2018-2019 Boursier-ère d'études supérieures,

Biographie

I am currently a PhD student in philosophy at McGill (since 2014) under the supervision of Professors Sarah Stroud and Ian Gold. My research focuses on self-deception’s parallel phenomenon of coming out of self-deception, which I call self-undeception. The literature on self-deception is abundant. However, surprisingly enough, self-undeception has been largely neglected because it is not obvious that the phenomenon is of any philosophical interest. In my dissertation I argue against this claim and I show how a proper investigation of the subject can contribute to our understanding of self-deception, thus revealing self-undeception’s philosophical worth. I propose a view of self-undeception which is based on the notion of coming out of self-deception for the right reasons, that is, for the sake of following one’s own epistemic norms—similarly as to performing the right action for the sake of following one’s own moral code. I then argue that the key to overcome self-deception lies in a successful exercise of self-control for the purpose of following one’s own epistemic norms.

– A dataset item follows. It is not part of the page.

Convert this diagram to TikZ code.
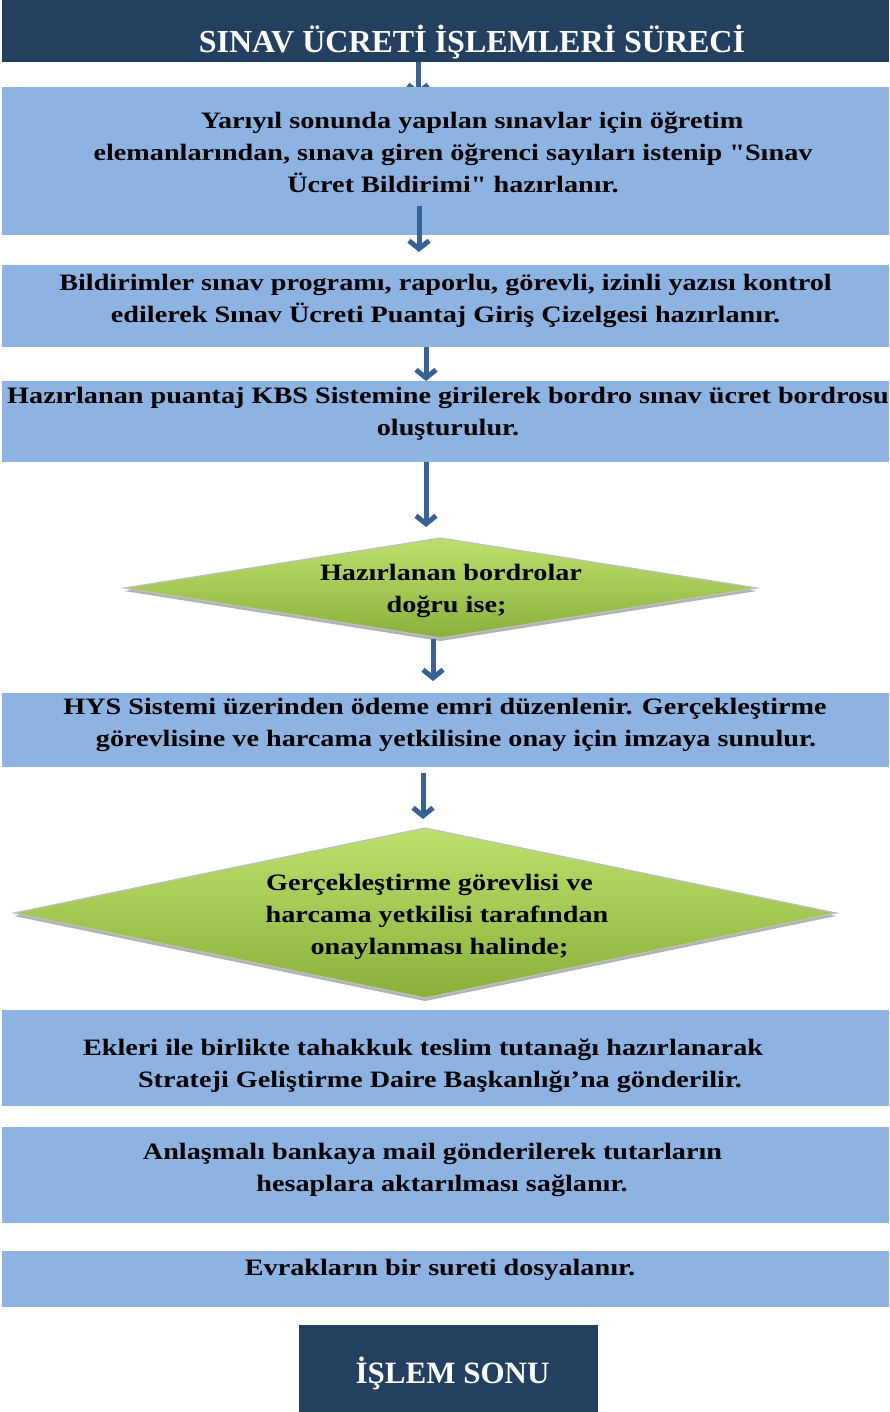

I characterize self-control as having both a synchronic and diachronic aspect. An important implication of my view of self-undeception is the suggestion that what goes wrong in self-deception is not, as one might think, a lack of genuine internalization of certain epistemic norms. Rather, the key feature is a failure to stick to those norms that one already has internalized.

Thus, my view of self-undeception advances a lighter solution (psychologically speaking), where what is needed is not the internalization of new norms, but rather the exercise of self-control to follow norms one already has internalized. I argue that this twofold nature of epistemic self-control as both synchronic and diachronic opens the path to an epistemic virtue theory of the self-undeceived individual as an epistemically self-controlled person.